Journalism Department Chair Janet Kolodzy said that it was clear even during the interview process that Shumow was “Emersonian,” and although Shumow was brand new to the faculty, he made a quick and “seamless connection” with the students and the department.

Shumow also did work centered on Liberty City, a historic African American community in Miami currently experiencing intense development and gentrification. He is the editor of Mediated Communities: Civic Voices, Empowerment and Media Literacy in the Digital Age, and co-author of News, Neoliberalism, and Miami’s Fragmented Urban Space.

Between getting his MA from Emerson and earning his Ph.D. in Communication from the University of Miami, he spent a decade producing documentary films for local and national networks, including PBS, National Geographic, History Channel, and Discovery. He won a 2001 Rocky Mountain Emmy Award for Cultural Programming for El Favor de Los Santos, about the tradition of household devotional paintings, which he made for KRWG in Las Cruces, New Mexico; and a 2003 duPont-Columbia Gold Baton Award for the Frontline episode, “Inside the Terror Network.”

Originally from New Mexico, he graduated from New Mexico State University with a bachelor’s degree in Journalism and Spanish.

Shumow told Emerson Today he, his wife, Rose, and three children love “the outdoors, reading, going to the beach, and watching good movies.”

Kayla LaRosa ’20, a news director for WEBN, Emerson’s campus news station, had only worked with Shumow for a couple of months, after he came in as one of the station’s faculty advisors.

“In those months I knew him, he was really great,” LaRosa said. “He was really friendly … he was really innovative and ready to try out new ideas with us.”

As a new advisor, he had recently undergone training, and the station had been looking forward to a planning meeting with Shumow and co-advisor Stephen Iandoli, a senior affiliated faculty member, on Tuesday.

“He didn’t know a lot of us super well coming into it, but he made an effort to get to know everybody [at WEBN], and he was super excited to help us out and make the organization the best it can be,” she said.

Kolodzy said right now, the department is focused on making sure Shumow’s family is O.K., and coming to terms with what it’s lost.

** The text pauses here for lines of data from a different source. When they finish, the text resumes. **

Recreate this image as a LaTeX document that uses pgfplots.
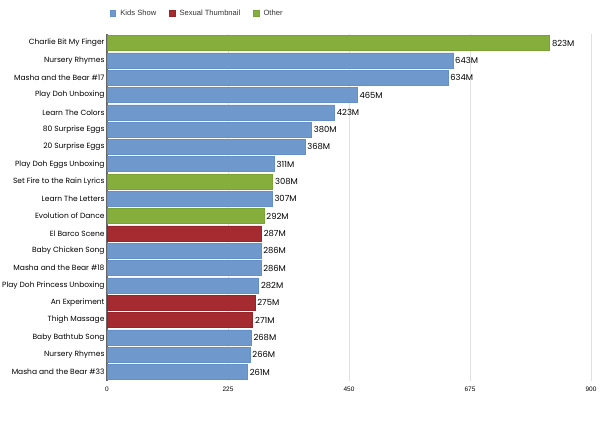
\documentclass[border=0pt]{standalone}
\usepackage{fontspec}
\setmainfont{Poppins}
\newfontfamily\arialf{Liberation Sans}
\usepackage{pgfplots}
\pgfplotsset{compat=1.18}
\definecolor{kids}{HTML}{6F99CD}
\definecolor{kidsb}{HTML}{6390C8}
\definecolor{sex}{HTML}{A52B31}
\definecolor{sexb}{HTML}{94252B}
\definecolor{oth}{HTML}{86AE3C}
\definecolor{othb}{HTML}{7BA334}
\begin{document}
\begin{tikzpicture}
\path[use as bounding box] (0pt,0pt) rectangle (602pt,425pt);
\begin{axis}[
  at={(107pt,44pt)}, anchor=south west,
  scale only axis, width=484pt, height=347pt,
  xbar, bar shift=0pt, bar width=15pt,
  xmin=0, xmax=900, ymin=-0.52, ymax=19.52,
  xtick={0,225,450,675,900},
  ytick={0,...,19},
  yticklabels={Masha and the Bear \#33, Nursery Rhymes, Baby Bathtub Song, Thigh Massage, An Experiment, Play Doh Princess Unboxing, Masha and the Bear \#18, Baby Chicken Song, El Barco Scene, Evolution of Dance, Learn The Letters, Set Fire to the Rain Lyrics, Play Doh Eggs Unboxing, 20 Surprise Eggs, 80 Surprise Eggs, Learn The Colors, Play Doh Unboxing, Masha and the Bear \#17, Nursery Rhymes, Charlie Bit My Finger},
  axis lines*=left,
  x axis line style={draw=none},
  y axis line style={draw=black!60, line width=1.6pt},
  major tick length=0pt,
  xmajorgrids, grid style={black!12, line width=0.6pt},
  /pgf/number format/assume math mode=true,
  xticklabel style={font=\arialf\fontsize{6.5}{7}\selectfont, yshift=-2.5pt},
  yticklabel style={font=\fontsize{7.5}{8}\selectfont, xshift=1pt},
  point meta=x,
  nodes near coords={\pgfmathprintnumber{\pgfplotspointmeta}M},
  nodes near coords style={font=\fontsize{8.4}{9}\selectfont, anchor=west, inner sep=2.2pt, black},
  legend style={draw=none, fill=none, inner sep=0pt, at={(axis description cs:0.0062,1.06)}, anchor=west, font=\arialf\fontsize{7.6}{8}\selectfont, text=black!80,
    /tikz/every odd column/.append style={column sep=2.5pt},
    /tikz/every even column/.append style={column sep=11pt}},
  legend columns=3,
  legend cell align=left,
  legend image code/.code={\fill[#1] (0pt,-2.6pt) rectangle (5.2pt,2.6pt);},
]
\addplot[fill=kids, draw=kidsb, line width=0.5pt] coordinates {
 (643,18) (634,17) (465,16) (423,15) (380,14) (368,13) (311,12) (307,10)
 (286,7) (286,6) (282,5) (268,2) (266,1) (261,0)};
\addplot[fill=sex, draw=sexb, line width=0.5pt] coordinates {
 (287,8) (275,4) (271,3)};
\addplot[fill=oth, draw=othb, line width=0.5pt] coordinates {
 (823,19) (308,11) (292,9)};
\legend{Kids Show, Sexual Thumbnail, Other}
\end{axis}
\end{tikzpicture}
\end{document}
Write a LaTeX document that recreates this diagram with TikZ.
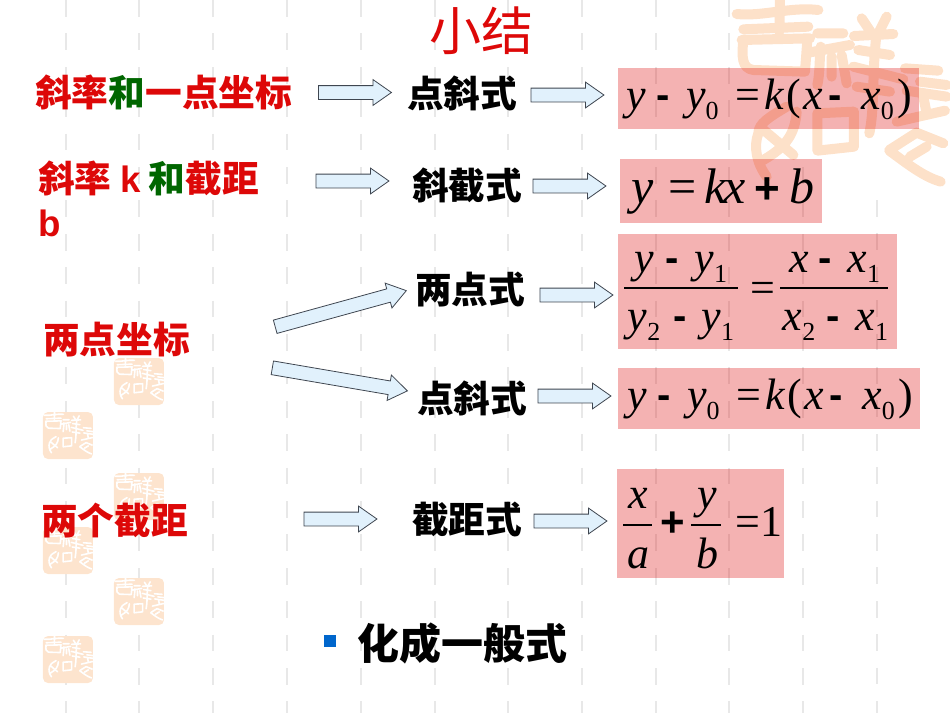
\documentclass[tikz,border=0pt]{standalone}
\usepackage{fontspec}
\setmainfont{Liberation Serif}
\newfontfamily\zh{Noto Sans CJK SC}
\newfontfamily\la{Liberation Sans}
\usetikzlibrary{shapes.arrows}
\definecolor{titlered}{HTML}{DD0808}
\definecolor{labelgreen}{HTML}{006600}
\definecolor{boxred}{HTML}{DC0000}
\definecolor{arrowfill}{HTML}{E1F1FC}
\definecolor{arrowline}{HTML}{3F4650}
\definecolor{gridgrey}{HTML}{E8E8E8}
\definecolor{sealorange}{HTML}{FDE1C9}
\definecolor{bulletblue}{HTML}{0066CC}
\newcommand{\zhsize}[1]{\fontsize{#1}{#1}\selectfont}
\newcommand{\iv}[1]{{\itshape #1}}
\newcommand{\mn}{\raisebox{.02em}{\la\bfseries\fontsize{40}{40}\selectfont -}}
\newcommand{\low}[1]{\raisebox{-.23em}{\fontsize{26}{26}\selectfont #1}}
\newcommand{\gn}[1]{{\color{labelgreen}#1}}
\newcommand{\sealstrokes}[2]{%
\draw[#1,line width=#2,line cap=round,line join=round]
  (150,-5) -- (148,95) (20,42) .. controls (100,50) and (180,20) .. (265,30) (40,88) -- (235,80)
  (35,120) -- (240,115) (40,120) .. controls (35,170) and (35,205) .. (70,210) -- (225,215) -- (232,120)
  (262,100) -- (340,100) (235,158) -- (360,135) (272,140) .. controls (268,180) and (270,220) .. (262,255)
  (335,165) -- (350,250) (305,170) -- (305,230)
  (372,108) -- (490,102) (395,55) -- (425,100) (470,50) -- (445,100) (440,100) .. controls (425,220) and (435,320) .. (418,400)
  (370,200) -- (520,238) (385,150) -- (480,165) (380,260) -- (480,275)
  (170,320) .. controls (120,350) and (85,370) .. (85,400) .. controls (70,440) and (80,490) .. (110,530)
  (95,385) -- (190,465) (200,335) .. controls (195,400) and (170,440) .. (100,480)
  (262,340) -- (372,335) -- (372,440) -- (262,452) -- cycle
  (525,205) -- (625,212) (570,245) -- (650,255) (530,272) -- (650,290) (580,290) -- (590,340)
  (500,365) -- (645,332) (478,450) .. controls (510,430) and (540,410) .. (560,398) -- (640,430)
  (478,452) .. controls (530,490) and (580,530) .. (632,545) (540,470) -- (590,440);}
\newcommand{\smallseal}[3]{%
\begin{scope}[shift={(#1,#2)},x=.0769pt,y=-.0769pt]
\node[seal] (#3) at (325,306) {};
\sealstrokes{white}{1.6pt}
\end{scope}}
\tikzset{
  gridline/.style={gridgrey,line width=2.5pt,dash pattern=on 16.7pt off 16.7pt},
  seal/.style={fill=sealorange!90!white,rounded corners=5pt,minimum width=50pt,minimum height=47pt,inner sep=0pt},
  formulabox/.style={fill=boxred,fill opacity=.3},
  blockarrow/.style={single arrow,draw=arrowline,fill=arrowfill,line width=.8pt,inner xsep=0pt,inner ysep=6.5pt,
    minimum width=25pt,single arrow head extend=6pt,single arrow tip angle=70},
  headlabel/.style={anchor=west,inner sep=0pt,font=\zh\bfseries\zhsize{36.7},text height=31pt,text depth=5pt},
  redlabel/.style={headlabel,text=titlered},
  blacklabel/.style={headlabel,text=black},
  fml/.style={anchor=base west,inner sep=0pt,font=\zhsize{44}},
  fmlc/.style={anchor=base,inner sep=0pt,font=\zhsize{44}},
  fracbar/.style={line width=1.5pt,black}
}
\begin{document}
\begin{tikzpicture}[x=1pt,y=-1pt]
\useasboundingbox (0,0) rectangle (950,713);
% background stripes
\foreach \px in {66,139,213,287,361,435,508,582,656,729}
  \draw[gridline] (\px,0) -- (\px,713);
\draw[gridline] (803,167) -- (803,713);
\draw[gridline] (877,200) -- (877,713);
% big seal
\begin{scope}[shift={(730,0)},x=.3333pt,y=-.3333pt]
\sealstrokes{sealorange}{10pt}
\end{scope}
% small seals
\smallseal{114}{358}{sealA}
\smallseal{43}{412}{sealB}
\smallseal{114}{473}{sealC}
\smallseal{43}{527}{sealD}
\smallseal{114}{578}{sealE}
\smallseal{43}{636}{sealF}
% formula backgrounds
\fill[formulabox] (618,68) rectangle (919,129);
\fill[formulabox] (620,159) rectangle (822,223);
\fill[formulabox] (618,234) rectangle (897,349);
\fill[formulabox] (618,368) rectangle (920,429);
\fill[formulabox] (617,469) rectangle (784,578);
% title
\node[anchor=center,inner sep=0pt,text=titlered,font=\zh\zhsize{52}] (title) at (481,31) {小结};
% left labels
\node[redlabel] (slopepoint) at (35,93) {斜率\gn{和}一点坐标};
\node[redlabel] (slopecept) at (38,179) {斜率 {\la k} \gn{和}截距};
\node[redlabel] (slopeceptb) at (38,223) {{\la b}};
\node[redlabel] (twopoints) at (43,340) {两点坐标};
\node[redlabel] (twocepts) at (41,521) {两个截距};
% middle labels
\node[blacklabel] (formA) at (407,94) {点斜式};
\node[blacklabel] (formB) at (412,186) {斜截式};
\node[blacklabel] (formC) at (415,290) {两点式};
\node[blacklabel] (formD) at (417,399) {点斜式};
\node[blacklabel] (formE) at (412,520) {截距式};
% arrows
\node[blockarrow,minimum height=73pt] (arrA) at (350,92.5) {};
\node[blockarrow,minimum height=73pt] (arrB) at (347.5,181) {};
\node[blockarrow,minimum height=136pt,rotate=15.4] (arrC) at (336,310) {};
\node[blockarrow,minimum height=137pt,rotate=-9.7] (arrD) at (335,378.5) {};
\node[blockarrow,minimum height=73pt] (arrE) at (335.5,519) {};
\node[blockarrow,minimum height=73pt] (arrF) at (562.5,95) {};
\node[blockarrow,minimum height=73pt] (arrG) at (564.5,186) {};
\node[blockarrow,minimum height=73pt] (arrH) at (571.5,295) {};
\node[blockarrow,minimum height=73pt] (arrI) at (569.5,396) {};
\node[blockarrow,minimum height=73pt] (arrJ) at (565.5,521) {};
% formulas
\node[fml] (fmlA) at (626,109) {\iv{y}\kern11pt\mn\kern16pt\iv{y}\low{0}\kern17pt=\kern4pt\iv{k}\kern3pt(\kern2pt\iv{x}\kern5pt\mn\kern20pt\iv{x}\low{0}\kern4pt)};
\node[fml,font=\zhsize{50}] (fmlB) at (631,203) {\iv{y}\kern15pt=\kern8pt\iv{k}\kern-3pt\iv{x}\kern9pt{\la\bfseries\fontsize{44}{44}\selectfont +}\kern9pt\iv{b}};
\node[fmlc] (numA) at (681,272) {\iv{y}\kern11pt\mn\kern16pt\iv{y}\low{1}};
\node[fmlc] (denA) at (681,330) {\iv{y}\low{2}\kern13pt\mn\kern15pt\iv{y}\low{1}};
\draw[fracbar] (624,288) -- (738,288);
\node[fml] (eqA) at (750,302) {=};
\node[fmlc] (numB) at (835,272) {\iv{x}\kern9pt\mn\kern16pt\iv{x}\low{1}};
\node[fmlc] (denB) at (835.5,330) {\iv{x}\low{2}\kern11pt\mn\kern16pt\iv{x}\low{1}};
\draw[fracbar] (780,288) -- (888,288);
\node[fml] (fmlD) at (627,409) {\iv{y}\kern11pt\mn\kern16pt\iv{y}\low{0}\kern17pt=\kern4pt\iv{k}\kern3pt(\kern2pt\iv{x}\kern5pt\mn\kern20pt\iv{x}\low{0}\kern4pt)};
\node[fmlc] (numC) at (638,508) {\iv{x}};
\node[fmlc] (denC) at (638,568) {\iv{a}};
\draw[fracbar] (623,525) -- (652,525);
\node[anchor=center,inner sep=0pt,font=\la\bfseries\zhsize{42}] (plusC) at (672.5,524) {+};
\node[fmlc] (numD) at (707,508) {\iv{y}};
\node[fmlc] (denD) at (707,568) {\iv{b}};
\draw[fracbar] (691,525) -- (721,525);
\node[fml] (eqC) at (735,536) {=\kern1pt 1};
% bottom line
\node[fill=bulletblue,minimum size=12pt,inner sep=0pt] (bullet) at (330,640.5) {};
\node[anchor=west,inner sep=0pt,font=\zh\bfseries\zhsize{42},text height=35pt,text depth=6pt] (general) at (357,645) {化成一般式};
\end{tikzpicture}
\end{document}
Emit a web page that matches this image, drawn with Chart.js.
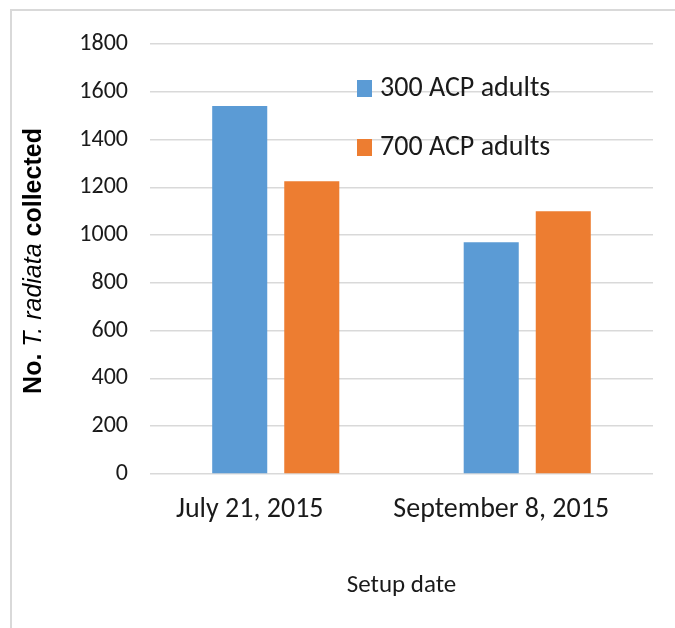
<!DOCTYPE html>
<html>
<head>
<meta charset="utf-8">
<script src="https://cdn.jsdelivr.net/npm/chart.js@4/dist/chart.umd.min.js"></script>
<style>
  html, body { margin: 0; padding: 0; background: #fff; }
  #frame {
    position: absolute; left: 10px; top: 9px; width: 665px; height: 619px;
    border-left: 2px solid #d9d9d9; border-top: 2px solid #d9d9d9;
  }
  #wrap { position: absolute; left: 0; top: 0; width: 675px; height: 628px; }
</style>
</head>
<body>
<div id="frame"></div>
<div id="wrap"><canvas id="setup_chart"></canvas></div>
<script>
const setupDates = ["July 21, 2015", "September 8, 2015"];
const seriesNames = ["300 ACP adults", "700 ACP adults"];
const adults300 = [1540, 970];
const adults700 = [1225, 1100];
const yTickValues = [0, 200, 400, 600, 800, 1000, 1200, 1400, 1600, 1800];

const blue = "#5B9BD5";
const orange = "#ED7D31";
const labelFont = "Carlito, 'Liberation Sans Narrow', 'Liberation Sans', sans-serif";
const titleFont = "'Liberation Sans', Arial, sans-serif";

// legend sits inside the plot, two rows stacked on the right
const insideLegend = {
  id: "insideLegend",
  afterDraw(chart) {
    const ctx = chart.ctx;
    const area = chart.chartArea;
    ctx.save();
    ctx.font = "28px " + labelFont;
    ctx.textBaseline = "middle";
    chart.data.datasets.forEach((ds, i) => {
      const x = area.left + 207;
      const y = area.top + 44 + i * 59;
      ctx.fillStyle = ds.backgroundColor;
      ctx.fillRect(x, y - 8, 15, 17);
      ctx.fillStyle = "#1a1a1a";
      ctx.fillText(ds.label, x + 23, y + 1);
    });
    ctx.restore();
  },
};

// y title needs mixed bold / italic runs
const yTitle = {
  id: "yTitle",
  afterDraw(chart) {
    const ctx = chart.ctx;
    const area = chart.chartArea;
    const parts = [
      { text: "No. ", font: "bold 25px " + titleFont },
      { text: "T. radiata", font: "italic 25px " + titleFont },
      { text: " collected", font: "bold 25px " + titleFont },
    ];
    ctx.save();
    let total = 0;
    parts.forEach((p) => {
      ctx.font = p.font;
      p.w = ctx.measureText(p.text).width;
      total += p.w;
    });
    ctx.translate(chart.scales.y.left + 22, (area.top + area.bottom) / 2 + 2);
    ctx.rotate(-Math.PI / 2);
    ctx.textBaseline = "middle";
    ctx.fillStyle = "#000";
    let x = -total / 2;
    parts.forEach((p) => {
      ctx.font = p.font;
      ctx.fillText(p.text, x, 0);
      x += p.w;
    });
    ctx.restore();
  },
};

const ctx = document.getElementById("setup_chart");

new Chart(ctx, {
  type: "bar",
  data: {
    labels: setupDates,
    datasets: [
      { label: seriesNames[0], data: adults300, backgroundColor: blue },
      { label: seriesNames[1], data: adults700, backgroundColor: orange },
    ],
  },
  options: {
    responsive: true,
    maintainAspectRatio: false,
    animation: false,
    categoryPercentage: 0.573,
    barPercentage: 0.764,
    layout: { padding: { left: 12, right: 22, top: 44, bottom: 0 } },
    scales: {
      x: {
        grid: { display: false },
        border: { display: false },
        ticks: {
          color: "#1a1a1a",
          font: { family: labelFont, size: 28 },
          padding: 11,
          labelOffset: -26,
          maxRotation: 0,
          autoSkip: false,
        },
        title: {
          display: true,
          text: "Setup date",
          color: "#1a1a1a",
          font: { family: labelFont, size: 25 },
          padding: { top: 0, bottom: 27 },
        },
        afterFit(scale) {
          scale.height = 154;
        },
      },
      y: {
        min: 0,
        max: 1800,
        grid: { color: "#d9d9d9", lineWidth: 1.5, drawTicks: false },
        border: { display: false },
        ticks: {
          color: "#1a1a1a",
          font: { family: labelFont, size: 24 },
          padding: 22,
          callback: (v) => String(v),
        },
        afterBuildTicks(scale) {
          scale.ticks = yTickValues.map((v) => ({ value: v }));
        },
        afterFit(scale) {
          scale.width = 138;
        },
      },
    },
    plugins: {
      legend: { display: false },
      tooltip: { enabled: false },
    },
  },
  plugins: [insideLegend, yTitle],
});
</script>
</body>
</html>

“I think the department is trying to fathom what we’ve all kind of determined unfathomable,” she said. “We’re trying to figure out how we fill the space that Moses was filling just by being who he was, and all the various special ways of thinking he brought to the department.”

In a message to the community, President Lee Pelton and Provost Michaele Whelan said information about any campus memorial service would be forthcoming.

In the meantime, support services are available from Emerson counseling staff and/or Julie Avis Rogers, Director of Spiritual Life.

Friends of the Shumows have started a GoFundMe page to help support the family during this difficult time.

Moses Shumow’s obituary and celebration wall are available on the Campbell Funeral Home website.